> What the exercise asks:
Repeat exactly the lines running from the first line of the data to the line containing "x_ticks = [0, 50, 100, 150, 200, 250, 300]", both ends included, and nothing else; drop the pictures.
────
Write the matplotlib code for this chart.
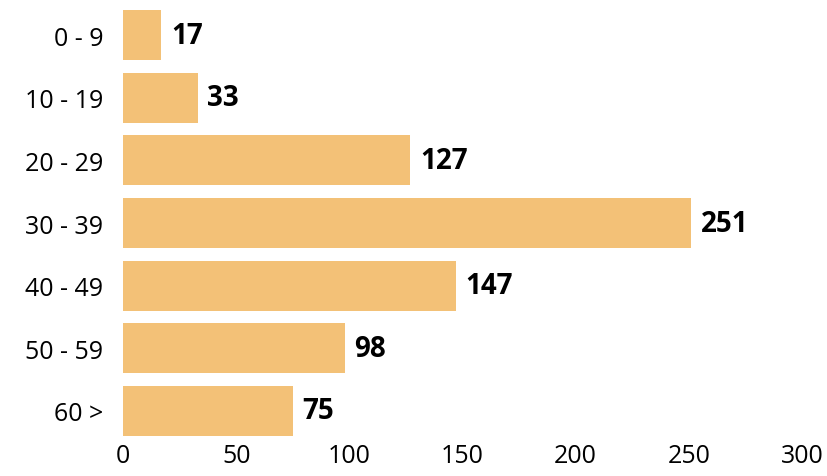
import matplotlib.pyplot as plt

# age groups and counts
age_groups = ["0 - 9", "10 - 19", "20 - 29", "30 - 39", "40 - 49", "50 - 59", "60 >"]
counts = [17, 33, 127, 251, 147, 98, 75]
x_ticks = [0, 50, 100, 150, 200, 250, 300]

bar_color = "#F3C177"

plt.rcParams['font.family'] = ['Open Sans', 'DejaVu Sans']

fig = plt.figure(figsize=(8.28, 4.77), dpi=100)
ax = fig.add_axes([123 / 828, 1 - 443 / 477, (802 - 123) / 828, (443 - 5) / 477])

ypos = list(range(len(age_groups)))
bars = ax.barh(ypos, counts, height=0.8, color=bar_color)

for bar, val in zip(bars, counts):
    ax.annotate(str(val), (bar.get_width(), bar.get_y() + bar.get_height() / 2),
                xytext=(7, 0), textcoords="offset points",
                ha="left", va="center", fontsize=20, fontweight="bold", color="black")

ax.set_xlim(0, 300)
ax.set_ylim(len(age_groups) - 0.5, -0.5)
ax.set_xticks(x_ticks)
ax.set_yticks(ypos)
ax.set_yticklabels(age_groups)
ax.tick_params(axis="both", length=0, labelsize=18, colors="black")
ax.tick_params(axis="y", pad=14)
ax.tick_params(axis="x", pad=1)
for s in ax.spines.values():
    s.set_visible(False)

fig.savefig("out.png", dpi=100)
────
> Result for this task:
Write the matplotlib code for this chart.
import matplotlib.pyplot as plt

# age groups and counts
age_groups = ["0 - 9", "10 - 19", "20 - 29", "30 - 39", "40 - 49", "50 - 59", "60 >"]
counts = [17, 33, 127, 251, 147, 98, 75]
x_ticks = [0, 50, 100, 150, 200, 250, 300]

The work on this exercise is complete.